- _PROBLEM DETAILS_
Scan the records for the word "picture". Copy each line that includes it.

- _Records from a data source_
--
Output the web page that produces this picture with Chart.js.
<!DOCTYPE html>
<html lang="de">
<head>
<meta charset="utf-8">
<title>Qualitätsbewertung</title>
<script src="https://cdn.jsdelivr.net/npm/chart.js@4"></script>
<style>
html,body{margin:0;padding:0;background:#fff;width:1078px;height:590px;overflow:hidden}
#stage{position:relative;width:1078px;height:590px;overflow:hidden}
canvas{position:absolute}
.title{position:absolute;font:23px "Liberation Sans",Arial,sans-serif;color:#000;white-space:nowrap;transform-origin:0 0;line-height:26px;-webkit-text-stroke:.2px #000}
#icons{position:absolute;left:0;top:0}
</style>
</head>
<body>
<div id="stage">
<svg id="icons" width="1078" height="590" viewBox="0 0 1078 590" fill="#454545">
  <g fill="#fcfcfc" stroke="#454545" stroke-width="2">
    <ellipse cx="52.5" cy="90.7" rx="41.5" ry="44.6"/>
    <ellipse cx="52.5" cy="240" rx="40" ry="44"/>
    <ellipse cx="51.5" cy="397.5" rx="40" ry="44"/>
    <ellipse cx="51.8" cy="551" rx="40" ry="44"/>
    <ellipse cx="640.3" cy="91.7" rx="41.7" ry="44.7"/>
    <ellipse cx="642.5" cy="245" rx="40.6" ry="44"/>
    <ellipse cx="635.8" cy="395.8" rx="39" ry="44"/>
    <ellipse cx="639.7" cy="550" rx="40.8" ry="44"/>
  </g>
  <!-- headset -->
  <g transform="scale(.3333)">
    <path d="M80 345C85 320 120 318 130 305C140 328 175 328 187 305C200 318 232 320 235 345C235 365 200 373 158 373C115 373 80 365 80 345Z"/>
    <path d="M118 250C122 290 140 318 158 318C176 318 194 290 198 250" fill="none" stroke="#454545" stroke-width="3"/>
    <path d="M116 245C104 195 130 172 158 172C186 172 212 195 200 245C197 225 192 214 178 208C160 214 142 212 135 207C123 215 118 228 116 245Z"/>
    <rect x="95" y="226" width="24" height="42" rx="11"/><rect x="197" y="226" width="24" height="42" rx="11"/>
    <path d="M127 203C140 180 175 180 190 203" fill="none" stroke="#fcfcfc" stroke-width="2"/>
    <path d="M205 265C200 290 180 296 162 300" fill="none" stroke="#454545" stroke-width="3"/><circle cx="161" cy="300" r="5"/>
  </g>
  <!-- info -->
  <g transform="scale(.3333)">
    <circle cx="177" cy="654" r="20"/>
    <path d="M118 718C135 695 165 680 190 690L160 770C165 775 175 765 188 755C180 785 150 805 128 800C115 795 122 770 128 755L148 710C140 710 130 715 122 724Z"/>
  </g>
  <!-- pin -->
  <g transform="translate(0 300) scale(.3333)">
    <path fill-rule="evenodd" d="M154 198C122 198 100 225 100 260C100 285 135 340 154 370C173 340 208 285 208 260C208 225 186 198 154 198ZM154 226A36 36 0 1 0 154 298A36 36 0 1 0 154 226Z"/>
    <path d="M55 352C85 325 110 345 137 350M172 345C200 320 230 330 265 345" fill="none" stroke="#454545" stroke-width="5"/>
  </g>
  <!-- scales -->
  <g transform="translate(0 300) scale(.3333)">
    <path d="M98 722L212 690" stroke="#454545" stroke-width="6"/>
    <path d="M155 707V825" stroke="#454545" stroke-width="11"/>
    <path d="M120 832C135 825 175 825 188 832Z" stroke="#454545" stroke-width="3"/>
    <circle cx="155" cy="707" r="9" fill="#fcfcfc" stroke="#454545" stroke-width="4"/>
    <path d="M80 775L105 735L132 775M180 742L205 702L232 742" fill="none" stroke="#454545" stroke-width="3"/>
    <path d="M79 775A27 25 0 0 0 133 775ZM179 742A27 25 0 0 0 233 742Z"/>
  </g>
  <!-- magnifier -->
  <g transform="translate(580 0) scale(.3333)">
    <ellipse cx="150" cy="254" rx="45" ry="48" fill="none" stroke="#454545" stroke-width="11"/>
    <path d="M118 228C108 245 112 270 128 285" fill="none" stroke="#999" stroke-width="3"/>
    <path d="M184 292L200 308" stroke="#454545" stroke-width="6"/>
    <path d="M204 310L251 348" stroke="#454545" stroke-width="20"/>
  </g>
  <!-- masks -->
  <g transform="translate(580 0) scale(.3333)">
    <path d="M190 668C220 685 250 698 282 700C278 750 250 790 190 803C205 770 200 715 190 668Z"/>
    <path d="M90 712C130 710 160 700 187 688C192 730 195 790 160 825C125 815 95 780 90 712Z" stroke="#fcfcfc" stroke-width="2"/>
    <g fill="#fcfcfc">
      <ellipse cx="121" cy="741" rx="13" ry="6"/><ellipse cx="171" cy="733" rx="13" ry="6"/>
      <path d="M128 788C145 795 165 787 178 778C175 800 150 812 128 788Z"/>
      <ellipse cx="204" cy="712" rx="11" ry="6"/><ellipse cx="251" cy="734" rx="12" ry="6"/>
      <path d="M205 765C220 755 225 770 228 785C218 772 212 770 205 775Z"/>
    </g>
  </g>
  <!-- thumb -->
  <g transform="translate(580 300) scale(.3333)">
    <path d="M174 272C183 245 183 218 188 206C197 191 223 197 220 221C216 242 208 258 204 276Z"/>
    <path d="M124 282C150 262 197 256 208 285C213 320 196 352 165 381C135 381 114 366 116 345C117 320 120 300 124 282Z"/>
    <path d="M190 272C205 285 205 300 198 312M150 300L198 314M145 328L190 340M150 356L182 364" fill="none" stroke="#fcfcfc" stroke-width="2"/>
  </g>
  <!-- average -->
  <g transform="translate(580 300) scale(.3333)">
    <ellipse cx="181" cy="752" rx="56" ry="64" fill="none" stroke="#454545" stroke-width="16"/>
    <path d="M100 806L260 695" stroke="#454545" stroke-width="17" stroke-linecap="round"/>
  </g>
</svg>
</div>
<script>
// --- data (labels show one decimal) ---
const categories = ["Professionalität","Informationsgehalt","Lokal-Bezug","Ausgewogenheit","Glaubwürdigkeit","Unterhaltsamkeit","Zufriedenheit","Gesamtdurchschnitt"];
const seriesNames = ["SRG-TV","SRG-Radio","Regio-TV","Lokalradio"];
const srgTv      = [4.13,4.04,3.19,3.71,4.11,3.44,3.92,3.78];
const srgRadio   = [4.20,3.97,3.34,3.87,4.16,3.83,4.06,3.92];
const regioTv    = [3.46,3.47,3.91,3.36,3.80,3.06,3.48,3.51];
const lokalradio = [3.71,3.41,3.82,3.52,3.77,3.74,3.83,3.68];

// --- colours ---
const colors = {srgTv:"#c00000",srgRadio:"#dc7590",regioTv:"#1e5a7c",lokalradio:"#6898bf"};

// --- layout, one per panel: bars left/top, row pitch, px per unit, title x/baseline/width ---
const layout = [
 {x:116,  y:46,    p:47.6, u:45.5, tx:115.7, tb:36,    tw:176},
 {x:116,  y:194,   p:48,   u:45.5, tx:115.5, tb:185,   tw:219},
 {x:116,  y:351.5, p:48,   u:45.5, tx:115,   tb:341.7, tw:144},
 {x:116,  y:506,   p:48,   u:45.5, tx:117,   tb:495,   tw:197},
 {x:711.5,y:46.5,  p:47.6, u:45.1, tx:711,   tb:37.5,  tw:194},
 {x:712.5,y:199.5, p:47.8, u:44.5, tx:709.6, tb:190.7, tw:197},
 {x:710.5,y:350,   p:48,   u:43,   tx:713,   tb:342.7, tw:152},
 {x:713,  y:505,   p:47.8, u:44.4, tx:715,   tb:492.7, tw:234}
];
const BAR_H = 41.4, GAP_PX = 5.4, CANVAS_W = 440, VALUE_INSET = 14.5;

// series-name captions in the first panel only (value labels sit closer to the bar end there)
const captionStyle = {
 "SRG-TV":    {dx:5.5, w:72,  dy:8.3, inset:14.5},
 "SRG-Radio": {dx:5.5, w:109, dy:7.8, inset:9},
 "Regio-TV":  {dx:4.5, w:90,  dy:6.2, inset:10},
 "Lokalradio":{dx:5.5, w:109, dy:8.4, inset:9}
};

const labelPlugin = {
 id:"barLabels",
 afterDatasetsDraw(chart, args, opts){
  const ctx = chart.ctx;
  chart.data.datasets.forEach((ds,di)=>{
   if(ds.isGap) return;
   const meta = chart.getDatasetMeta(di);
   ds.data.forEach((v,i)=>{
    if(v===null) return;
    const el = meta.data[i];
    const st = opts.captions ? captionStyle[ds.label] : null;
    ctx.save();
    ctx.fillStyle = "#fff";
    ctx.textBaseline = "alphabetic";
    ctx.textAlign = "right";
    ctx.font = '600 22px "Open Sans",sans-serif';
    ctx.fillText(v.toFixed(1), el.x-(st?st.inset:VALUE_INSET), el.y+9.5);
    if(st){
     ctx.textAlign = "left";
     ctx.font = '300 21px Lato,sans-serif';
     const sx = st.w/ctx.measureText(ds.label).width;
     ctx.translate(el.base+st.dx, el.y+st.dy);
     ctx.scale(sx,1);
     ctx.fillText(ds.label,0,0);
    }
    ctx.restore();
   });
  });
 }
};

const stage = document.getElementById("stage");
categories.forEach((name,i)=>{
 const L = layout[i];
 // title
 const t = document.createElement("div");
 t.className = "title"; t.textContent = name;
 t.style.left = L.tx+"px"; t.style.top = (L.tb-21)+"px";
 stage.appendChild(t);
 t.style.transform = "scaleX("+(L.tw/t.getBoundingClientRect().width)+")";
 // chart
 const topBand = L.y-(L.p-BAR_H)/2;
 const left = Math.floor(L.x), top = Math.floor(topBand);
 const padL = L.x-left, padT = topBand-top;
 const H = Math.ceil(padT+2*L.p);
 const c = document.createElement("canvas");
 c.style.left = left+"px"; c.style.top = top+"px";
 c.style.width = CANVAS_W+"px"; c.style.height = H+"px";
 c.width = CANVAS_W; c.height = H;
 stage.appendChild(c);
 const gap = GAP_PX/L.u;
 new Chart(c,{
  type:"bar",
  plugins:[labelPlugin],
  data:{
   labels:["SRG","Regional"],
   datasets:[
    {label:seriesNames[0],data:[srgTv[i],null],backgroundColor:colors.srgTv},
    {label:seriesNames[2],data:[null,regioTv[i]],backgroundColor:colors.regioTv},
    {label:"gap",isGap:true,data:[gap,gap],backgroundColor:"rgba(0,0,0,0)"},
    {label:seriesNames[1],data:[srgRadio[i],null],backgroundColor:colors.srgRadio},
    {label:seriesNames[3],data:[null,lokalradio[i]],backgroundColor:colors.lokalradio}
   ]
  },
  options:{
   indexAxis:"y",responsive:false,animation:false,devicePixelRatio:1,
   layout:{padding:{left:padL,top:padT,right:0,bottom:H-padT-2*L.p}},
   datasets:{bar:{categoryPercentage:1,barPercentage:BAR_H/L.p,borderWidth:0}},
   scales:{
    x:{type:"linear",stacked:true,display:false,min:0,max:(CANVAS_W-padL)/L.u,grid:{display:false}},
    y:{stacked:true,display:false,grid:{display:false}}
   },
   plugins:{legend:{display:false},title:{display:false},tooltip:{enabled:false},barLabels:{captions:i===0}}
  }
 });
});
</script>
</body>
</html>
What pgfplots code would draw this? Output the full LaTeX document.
--
- _RESPONSE TO THE EXERCISE_
Output the web page that produces this picture with Chart.js.

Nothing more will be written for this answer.